Behilft sich der Adressat einer einstweiligen Verfügung mit einem auf die Kosten beschränkten Widerspruch, so ist auf dessen Seite eine 0,8-fache Verfahrensgebühr nach Nr. 3101 Nr. 1 VV RVG aus dem Gegenstandswert des Verfügungsverfahrens nicht erstattungsfähig. Das entschied der Bundesgerichtshof in seinem Beschluss vom 15.08.2013 (Az. I ZB 68/12).
Die Antragstellerin hatte eine Beschlussverfügung gegen die Antragsgegnerin erwirkt (eine Beschlussverfügung ist eine einstweilige Verfügung, die ohne vorherige mündliche Verhandlung ergeht). Gegen die Beschlussverfügung wandte sich die Antragsgegnerin mit einem auf die Kosten beschränkten Widerspruch, in der Sache selbst erkannte sie die Verfügung jedoch an. Daraufhin hob das Landgericht die einstweilige Verfügung im Kostenpunkt auf und legte der Antragstellerin die Verfahrensgebühren auf. Die der Antragsgegnerin zu erstattende Summe legte die zuständige Rechtspflegerin auf 1.849,80€ fest. Neben einer 1,3-fachen Verfahrensgebühr bestand diese auch aus einer 0,8-fachen Verfahrensgebühr, welche nach dem Gegenstandswert des Verfügungsverfahrens berechnet wurde. Nach der Ansicht der Vorinstanzen sei die 0,8-fache Verfahrensgebühr nach Nr. 3101 Nr. 1 VV RVG erstattungsfähig, weil die Antragsgegnerin ein berechtigtes Interesse an der anwaltlichen Prüfung der einstweiligen Verfügung hatte. Der auf die Kosten beschränkte Widerspruch stehe einem sofortigen Anerkenntnis gleich, weswegen die Anwaltskosten erstattungsfähig seien. Die Antragstellerin wandte sich gegen die Festsetzung der 0,8-fachen Verfahrensgebühr.
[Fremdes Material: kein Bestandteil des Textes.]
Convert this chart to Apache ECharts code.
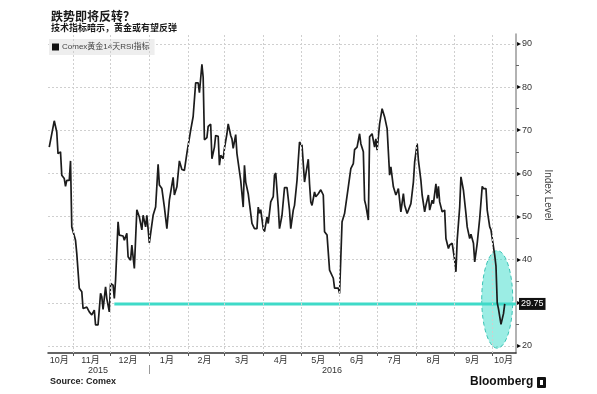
<!DOCTYPE html>
<html>
<head>
<meta charset="utf-8">
<script src="https://cdn.jsdelivr.net/npm/echarts@6/dist/echarts.min.js"></script>
<style>
html,body{margin:0;padding:0;background:#fff;}
#chart{width:597px;height:394px;}
</style>
</head>
<body>
<div id="chart"></div>
<script>
// ---------------- data ----------------
const titleText = '跌势即将反转？';
const subtitleText = '技术指标暗示，黄金或有望反弹';
const seriesName = 'Comex黄金14天RSI指标';
const sourceText = 'Source: Comex';
const brandText = 'Bloomberg';
const yAxisName = 'Index Level';

const xMin = '2015-10-12';
const xMax = '2016-10-20';

const rsiDates = [
 '2015-10-13','2015-10-17','2015-10-19','2015-10-20','2015-10-22','2015-10-23','2015-10-25','2015-10-26','2015-10-27','2015-10-29',
 '2015-10-30','2015-10-31','2015-11-03','2015-11-04','2015-11-06','2015-11-08','2015-11-09','2015-11-12','2015-11-14','2015-11-16',
 '2015-11-18','2015-11-19','2015-11-21','2015-11-23','2015-11-24','2015-11-25','2015-11-27','2015-11-28','2015-11-30','2015-12-01',
 '2015-12-03','2015-12-04','2015-12-05','2015-12-07','2015-12-08','2015-12-11','2015-12-12','2015-12-14','2015-12-15','2015-12-17',
 '2015-12-18','2015-12-20','2015-12-22','2015-12-24','2015-12-26','2015-12-27','2015-12-29','2015-12-30','2016-01-01','2016-01-02',
 '2016-01-04','2016-01-06','2016-01-08','2016-01-09','2016-01-11','2016-01-13','2016-01-14','2016-01-15','2016-01-17','2016-01-18',
 '2016-01-20','2016-01-21','2016-01-23','2016-01-25','2016-01-27','2016-01-29','2016-01-31','2016-02-01','2016-02-03','2016-02-05',
 '2016-02-06','2016-02-07','2016-02-09','2016-02-10','2016-02-12','2016-02-13','2016-02-14','2016-02-16','2016-02-17','2016-02-19',
 '2016-02-20','2016-02-22','2016-02-23','2016-02-25','2016-02-26','2016-02-27','2016-02-29','2016-03-01','2016-03-03','2016-03-04',
 '2016-03-06','2016-03-07','2016-03-08','2016-03-10','2016-03-11','2016-03-14','2016-03-16','2016-03-17','2016-03-18','2016-03-20',
 '2016-03-21','2016-03-23','2016-03-25','2016-03-27','2016-03-28','2016-03-29','2016-03-30','2016-04-01','2016-04-02','2016-04-04',
 '2016-04-05','2016-04-07','2016-04-09','2016-04-10','2016-04-11','2016-04-13','2016-04-14','2016-04-16','2016-04-17','2016-04-18',
 '2016-04-20','2016-04-22','2016-04-23','2016-04-25','2016-04-26','2016-04-28','2016-04-29','2016-04-30','2016-05-02','2016-05-04',
 '2016-05-05','2016-05-07','2016-05-08','2016-05-09','2016-05-10','2016-05-12','2016-05-13','2016-05-15','2016-05-17','2016-05-19',
 '2016-05-20','2016-05-22','2016-05-24','2016-05-27','2016-05-28','2016-05-31','2016-06-01','2016-06-03','2016-06-05','2016-06-06',
 '2016-06-08','2016-06-10','2016-06-12','2016-06-13','2016-06-15','2016-06-17','2016-06-18','2016-06-20','2016-06-21','2016-06-22',
 '2016-06-24','2016-06-25','2016-06-27','2016-06-29','2016-06-30','2016-07-01','2016-07-03','2016-07-05','2016-07-07','2016-07-09',
 '2016-07-10','2016-07-11','2016-07-12','2016-07-14','2016-07-16','2016-07-17','2016-07-18','2016-07-20','2016-07-22','2016-07-23',
 '2016-07-25','2016-07-26','2016-07-28','2016-07-30','2016-07-31','2016-08-02','2016-08-03','2016-08-05','2016-08-06','2016-08-08',
 '2016-08-09','2016-08-11','2016-08-12','2016-08-14','2016-08-15','2016-08-17','2016-08-18','2016-08-19','2016-08-20','2016-08-22',
 '2016-08-24','2016-08-25','2016-08-27','2016-08-28','2016-08-30','2016-09-01','2016-09-02','2016-09-03','2016-09-05','2016-09-06',
 '2016-09-08','2016-09-10','2016-09-11','2016-09-13','2016-09-14','2016-09-16','2016-09-17','2016-09-19','2016-09-21','2016-09-23',
 '2016-09-24','2016-09-26','2016-09-27','2016-09-29','2016-09-30','2016-10-02','2016-10-03','2016-10-04','2016-10-05','2016-10-06',
 '2016-10-07','2016-10-08','2016-10-09','2016-10-10','2016-10-11'
];
const rsiValues = [
 66.1,72.2,69.6,64.6,65.0,59.6,58.8,57.0,58.4,58.4,
 62.9,47.6,44.5,41.4,33.4,32.6,28.7,29.0,27.9,27.2,
 28.3,24.9,24.9,32.2,31.4,28.5,33.7,31.0,27.9,34.5,
 34.1,31.0,35.3,48.8,45.7,45.5,44.5,46.1,40.7,39.9,
 43.4,38.0,51.6,49.9,46.9,50.3,47.6,50.3,43.9,43.9,
 50.3,52.2,62.1,57.3,56.5,52.2,52.4,47.2,53.8,53.4,
 59.1,55.0,56.9,62.9,60.9,60.7,64.7,64.7,70.0,73.2,
 73.5,81.0,81.0,78.7,85.3,82.3,67.8,68.3,70.9,71.4,
 63.4,66.1,68.8,68.6,61.9,64.2,63.4,65.8,69.2,71.5,
 68.8,68.0,65.8,69.0,64.6,58.4,52.2,61.9,58.0,55.3,
 55.7,48.4,47.2,47.2,52.2,50.8,51.6,47.2,46.5,49.9,
 48.4,53.4,54.6,59.6,60.1,52.2,47.2,50.3,50.1,56.7,
 56.7,51.5,47.2,51.5,52.6,58.4,63.0,67.3,66.5,58.0,
 57.6,63.3,57.6,53.4,52.6,55.7,54.6,55.3,56.2,55.0,
 46.5,45.7,37.6,35.7,33.4,33.4,32.2,48.8,50.7,51.1,
 56.9,61.1,62.3,65.5,66.1,69.2,66.9,65.0,53.8,52.6,
 49.2,68.5,69.2,66.1,68.0,65.4,71.5,75.0,73.1,70.4,
 70.0,59.6,61.5,56.9,55.0,55.7,56.5,51.1,55.3,52.6,
 50.7,51.1,53.0,58.0,62.6,66.9,63.1,58.4,55.0,51.1,
 52.6,55.0,51.5,53.8,53.0,57.6,54.2,57.0,53.4,51.1,
 51.5,44.9,42.6,43.4,43.8,39.9,37.2,44.5,52.2,59.2,
 56.1,50.7,47.6,44.9,45.9,43.8,39.5,43.8,49.6,57.0,
 56.5,56.5,51.5,47.6,46.9,43.0,41.0,38.5,30.0,28.6,
 28.3,25.0,24.6,27.5,29.75
];

// annotation: horizontal reference level and highlight ellipse (data units)
const refLevel = 29.75;
const refLineStart = '2015-12-04';
const highlightCenter = ['2016-10-05', 30.8];
const highlightRadiusDays = 12.4;
const highlightRadiusValue = 11.3;

// axis ticks / labels
const yMin = 20, yMax = 90, yStep = 10;
const monthStarts = ['2015-11-01','2015-12-01','2016-01-01','2016-02-01','2016-03-01','2016-04-01',
                     '2016-05-01','2016-06-01','2016-07-01','2016-08-01','2016-09-01','2016-10-01'];
const monthLabelDates = ['2015-10-21','2015-11-15','2015-12-15','2016-01-15','2016-02-14','2016-03-15',
                         '2016-04-15','2016-05-15','2016-06-15','2016-07-15','2016-08-15','2016-09-15','2016-10-10'];
const monthLabels = ['10月','11月','12月','1月','2月','3月','4月','5月','6月','7月','8月','9月','10月'];
const yearBreaks = ['2016-01-01'];
const yearLabelDates = ['2015-11-21','2016-05-26'];
const yearLabels = ['2015','2016'];

// ---------------- chart ----------------
const ts = s => Date.UTC(+s.slice(0, 4), +s.slice(5, 7) - 1, +s.slice(8, 10));
const DAY = 86400000;
const tMin = ts(xMin), tMax = ts(xMax);
const lineData = rsiDates.map((d, i) => [ts(d), rsiValues[i]]);
const monthLabelMap = {};
monthLabelDates.forEach((d, i) => { monthLabelMap[ts(d)] = monthLabels[i]; });
const yearLabelMap = {};
yearLabelDates.forEach((d, i) => { yearLabelMap[ts(d)] = yearLabels[i]; });

const FONT = '"Liberation Sans", "Noto Sans CJK SC", sans-serif';
const GRID_LINE = {color: '#cfcfcf', type: [2, 2], width: 1};
const chart = echarts.init(document.getElementById('chart'), null, {renderer: 'canvas'});

const option = {
  animation: false,
  backgroundColor: '#ffffff',
  textStyle: {fontFamily: FONT},
  title: {
    text: titleText,
    subtext: subtitleText,
    left: 46, top: 5,
    itemGap: 1,
    textStyle: {fontSize: 12, fontWeight: 'bold', color: '#1a1a1a', fontFamily: '"Noto Sans CJK SC", sans-serif'},
    subtextStyle: {fontSize: 9, fontWeight: 'bold', color: '#1a1a1a', fontFamily: '"Noto Sans CJK SC", sans-serif'}
  },
  legend: {
    data: [seriesName],
    left: 49, top: 39,
    backgroundColor: '#eeeeee',
    padding: [4, 5, 4, 3],
    icon: 'rect',
    itemWidth: 7, itemHeight: 7, itemGap: 4,
    textStyle: {fontSize: 8, color: '#444', padding: [0, 0, 0, -2]}
  },
  grid: [
    {left: 48, right: 81, top: 34, bottom: 41, containLabel: false},
    {left: 48, right: 81, top: 44, bottom: 48, containLabel: false}
  ],
  xAxis: [
    {
      gridIndex: 0, type: 'value', min: tMin, max: tMax, position: 'bottom',
      axisLine: {show: true, lineStyle: {color: '#333', width: 1.5}},
      axisTick: {show: true, customValues: monthStarts.map(ts), length: 3, lineStyle: {color: '#555'}},
      axisLabel: {
        show: true, customValues: monthLabelDates.map(ts), margin: 3,
        fontSize: 9, color: '#333',
        formatter: v => monthLabelMap[v] || ''
      },
      splitLine: {show: false}
    },
    {
      gridIndex: 0, type: 'value', min: tMin, max: tMax, position: 'bottom', offset: 12,
      axisLine: {show: false},
      axisTick: {show: true, customValues: yearBreaks.map(ts), length: 9, lineStyle: {color: '#999'}},
      axisLabel: {
        show: true, customValues: yearLabelDates.map(ts), margin: 1,
        fontSize: 9, color: '#333',
        formatter: v => yearLabelMap[v] || ''
      },
      splitLine: {show: false}
    },
    {gridIndex: 1, type: 'value', min: tMin, max: tMax, show: false}
  ],
  yAxis: [
    {
      gridIndex: 0, type: 'value', min: 0, max: 1, position: 'right',
      axisLine: {show: true, lineStyle: {color: '#999', width: 1.5}},
      axisTick: {show: false}, axisLabel: {show: false}, splitLine: {show: false}
    },
    {
      gridIndex: 1, type: 'value', min: yMin, max: yMax, interval: yStep, position: 'right',
      name: yAxisName, nameLocation: 'middle', nameRotate: -90, nameGap: 25,
      nameTextStyle: {fontSize: 10, color: '#444'},
      axisLine: {show: false},
      axisTick: {show: false},
      minorTick: {show: true, splitNumber: 2, length: 3, lineStyle: {color: '#666'}},
      axisLabel: {
        margin: 1,
        formatter: v => '{t|▸}{n|' + v + '}',
        rich: {
          t: {fontSize: 8, color: '#000', padding: [0, 1, 0, 0]},
          n: {fontSize: 9, color: '#333'}
        }
      },
      splitLine: {show: true, lineStyle: GRID_LINE}
    }
  ],
  series: [
    {
      name: 'monthGrid',
      type: 'line',
      xAxisIndex: 0, yAxisIndex: 0,
      z: 0, silent: true,
      symbol: 'none',
      data: [],
      markLine: {
        silent: true, symbol: ['none', 'none'],
        label: {show: false},
        lineStyle: GRID_LINE,
        data: monthStarts.map(d => ({xAxis: ts(d)}))
      }
    },
    {
      name: 'highlight',
      type: 'custom',
      xAxisIndex: 2, yAxisIndex: 1,
      z: 1, silent: true,
      data: [[ts(highlightCenter[0]), highlightCenter[1], highlightRadiusDays, highlightRadiusValue]],
      encode: {x: 0, y: 1},
      renderItem: (params, api) => {
        const t = api.value(0), v = api.value(1);
        const c = api.coord([t, v]);
        const rx = api.coord([t + api.value(2) * DAY, v])[0] - c[0];
        const ry = c[1] - api.coord([t, v + api.value(3)])[1];
        return {
          type: 'ellipse',
          shape: {cx: c[0], cy: c[1], rx: rx, ry: ry},
          style: {fill: 'rgba(72,222,206,0.55)', stroke: '#3cc4b6', lineWidth: 1, lineDash: [4, 3]}
        };
      }
    },
    {
      name: 'level',
      type: 'line',
      xAxisIndex: 2, yAxisIndex: 1,
      z: 2, silent: true,
      symbol: 'none',
      data: [[ts(refLineStart), refLevel], [tMax, refLevel]],
      lineStyle: {color: '#3fdac8', width: 3},
      endLabel: {
        show: true, distance: 3,
        formatter: () => refLevel.toFixed(2),
        backgroundColor: '#111', color: '#fff', fontSize: 9, padding: [2, 2, 1, 2]
      }
    },
    {
      name: seriesName,
      type: 'line',
      xAxisIndex: 2, yAxisIndex: 1,
      z: 3,
      symbol: 'none',
      data: lineData,
      itemStyle: {color: '#111'},
      lineStyle: {color: '#1c1c1c', width: 1.7}
    }
  ],
  graphic: [
    {type: 'text', left: 50, top: 377, style: {text: sourceText, font: 'bold 9px "Liberation Sans", sans-serif', fill: '#222'}},
    {type: 'text', left: 470, top: 376, style: {text: brandText, font: 'bold 12px "Liberation Sans", sans-serif', fill: '#111'}},
    {type: 'rect', left: 537, top: 377, shape: {width: 9, height: 11, r: 1}, style: {fill: '#111'}},
    {type: 'rect', left: 540, top: 380, shape: {width: 3, height: 5}, style: {fill: '#fff'}}
  ]
};
chart.setOption(option);
</script>
</body>
</html>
Der Bundesgerichtshof hielt lediglich die 1,3-fache Verfahrensgebühr für zulässig. Die 0,8-fache Verfahrensgebühr hingegen sei nicht erstattungsfähig, da ein sofortiges Anerkenntnis nicht mit einem Kostenwiderspruch vergleichbar sei. Bei einer Beschlussverfügung werde bereits ohne Mitwirkung des Antragsgegners eine Entscheidung über den Gegenstand des Verfügungsverfahrens getroffen. Ein sofortiges Anerkenntnis sei hingegen nur mithilfe eines eigenen Beitrags des Antragsgegners möglich.
Zudem sei die Prüfung, ob ein Widerspruch unbeschränkt oder beschränkt ergehen solle, dem Widerspruchsverfahren vorgelagert. Die hierbei anfallenden Anwaltskosten seien somit kein Bestandteil des Verfahrens selbst und damit nicht als Verfahrensgebühr erstattungsfähig.
Nach Ansicht des Bundesgerichtshof sei es auch unerheblich, dass die Antragsgegnerin ihrem Anwalt ein unbeschränktes Mandat erteilt hat. Die Kosten anwaltlicher Beratungsleistungen, die zur Vermeidung eines Rechtsstreits dienen, seien keine "zweckentsprechende Rechtsverteidigung" im Sinne des § 91 Abs. 1 Satz 1 ZPO.
Nach alledem durfte der Antragsteller nicht mit einer 0,8-fachen Verfahrensgebühr belastet werden.
Die Entscheidung des Bundesgerichtshofs setzt sich mit der teilweise recht komplizierten Anwendung des Rechtsanwaltsvergütungsgesetzes (RVG) auseinander. Hinsichtlich der Verteilung der Kostenlast muss mit Bedacht zwischen der Art und Weise der Rechtsmittel differenziert werden. Der BGH erkannte im Kostenwiderspruch mehrere große Unterschiede zu einem sofortigen Anerkenntnis, weshalb die Kosten für die anwaltliche Beratung im Widerspruchsverfahren nicht erstattungsfähig waren. Ziel einer solchen restriktiven Rechtsprechung ist es, keine Partei in einem unbilligen Maße mit Erstattungsforderungen der Gegenseite zu belasten.